The Shushan Covered Bridge is one of four covered bridges still standing in Washington County and is the only bridge owned and maintained by the Town of Shushan. Two of the other three bridges are owned by Washington County, and the third is owned jointly by Rensselear and Washington Counties. The Shushan Bridge crosses the Batten Kill and now serves as a museum for the Town of Shushan.
Built by brothers, Milton and James Stevens, during the spring and summer of 1858 (the same year as the Eagleville Covered Bridge), this 161-foot-long, two span structure incorporates the Town lattice truss design patented on January 28, 1820, and again in 1835 by Ithiel Town of New Haven, Connecticut. The bridge trusses were laid out and assembled on the village green beside the railroad depot, then drawn by oxen to the bridge site where they were erected over the river on a system of falsework. When originally built, the bridge was supported near the middle by a large pier made of dry-laid stone. The pier, twenty feet square, rose from the still water of a mill pond formed by a dam a short distance downstream. When the dam washed out in the flood of 1927 the pier became an obstruction in the now fast-flowing stream. It was replaced by a narrower pier in 1938.

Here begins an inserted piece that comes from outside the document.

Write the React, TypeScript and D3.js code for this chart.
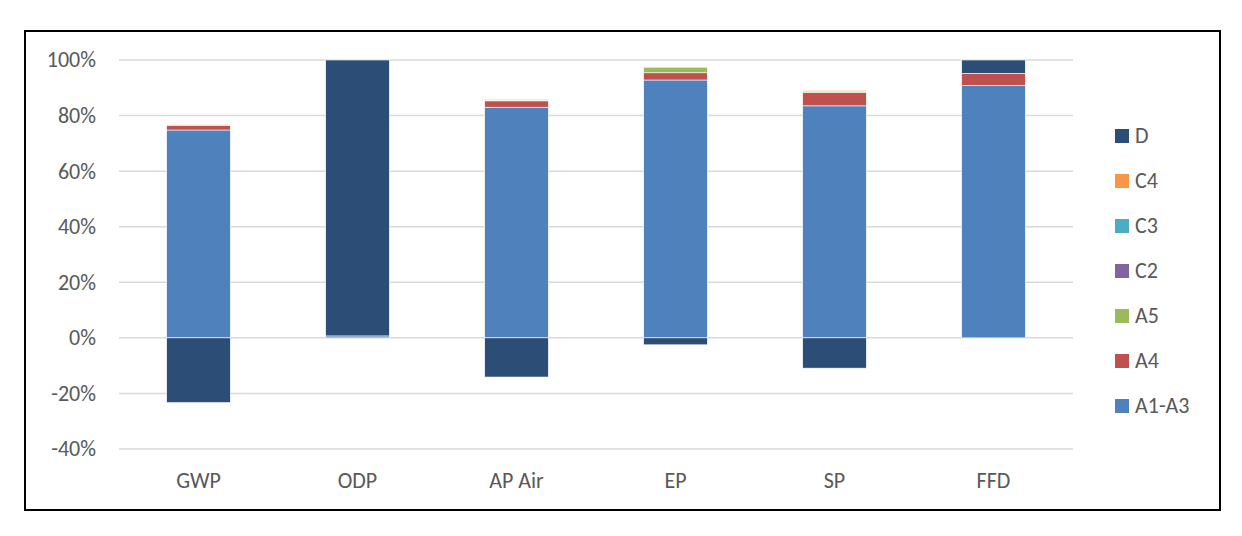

The Shushan Covered Bridge has 46 panels, each 3½ feet on centers. All truss timbers are white pine, spruce or hemlock fastened at the joints by treenails (pronounced “tunnels”) of either red oak or locust. The total weight of the bridge, including roof and siding, is estimated at 80 tons. Although posted for a safe load of 5 tons, it has been estimated that it could have safely carried six times that amount.
In 1962, a new steel bridge was built and the Shushan Covered Bridge was bypassed. It stood for over a decade as the longest single span covered bridge on the Batten Kill.
In May 1974, the Shushan Covered Bridge Association was founded by John Rich and Carleton Foster and grew to include most of the residents of Shushan. The all-volunteer group bought the bridge from Washington County for $1.00, erected a new center pier, and installed a new roof. It now serves as a museum of farm tools, mostly donated by Shushan farmers.